What does the programme aim to accomplish?
Sub-Saharan Africa is on the margins of the demographic transition: its fertility rate is still high and mortality has not really receded. Meanwhile, it is for this region of the world that we have the least demographic and health-related data. The fact that there is no regular production of reliable national statistics in many of these countries makes it extremely difficult to measure demographic change. Most children are not registered at birth, and deaths and causes of death are seldom recorded in this part of the world. DEMOSTAF aims to valorise and consolidate African demographic data by integrating them with data collected through the various DEMOSTAF research programmes.
How would you assess the programme at this half way mark?
With over 100 researcher stays abroad funded by the project, joint organization of seminars and workshops by partners, and participation in a considerable number of conferences, the results have certainly met our expectations, thanks in particular to a strong commitment on the part of the African national statistics offices, which thus far have consistently supported their statisticians’ international stays and participation in research projects, specifically the annual collective workshops.

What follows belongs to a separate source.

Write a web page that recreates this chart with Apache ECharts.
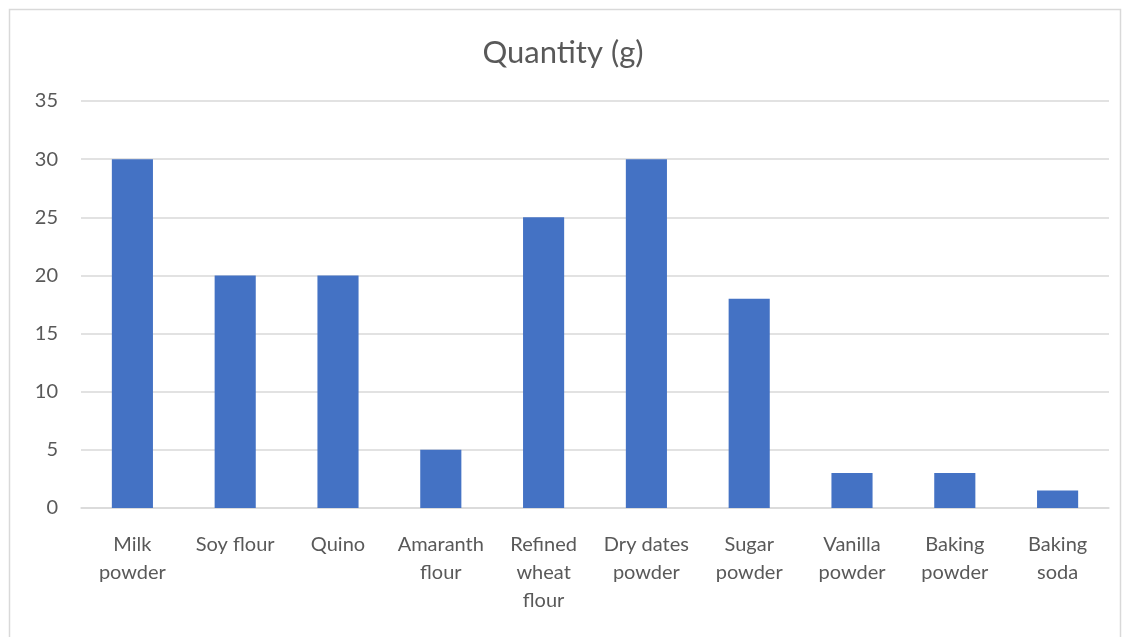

There are always challenges in coordinating a European Union project, especially when it involves such a large number of institutions, participants and staff stays abroad, but participants’ comments have been positive overall both for visits to our African partners and African visits to European organizations. The first two years have produced fruitful collaborations, including several joint publications and nearly twenty conference papers, and DEMOSTAF gained high international visibility for its sponsorship of the most recent International Population Conference, held in late October 2017 in Capetown, South Africa—all activities and actions noted with satisfaction by the DEMOSTAF Project Officer in the September 2017 mid-way project evaluation.
Our project team is therefore moving into this second, 2018-2020 period with great enthusiasm. Among the work that lies ahead is a considerable mobility programme to maintain and organization of the international conference that will bring the project to a close in 2019.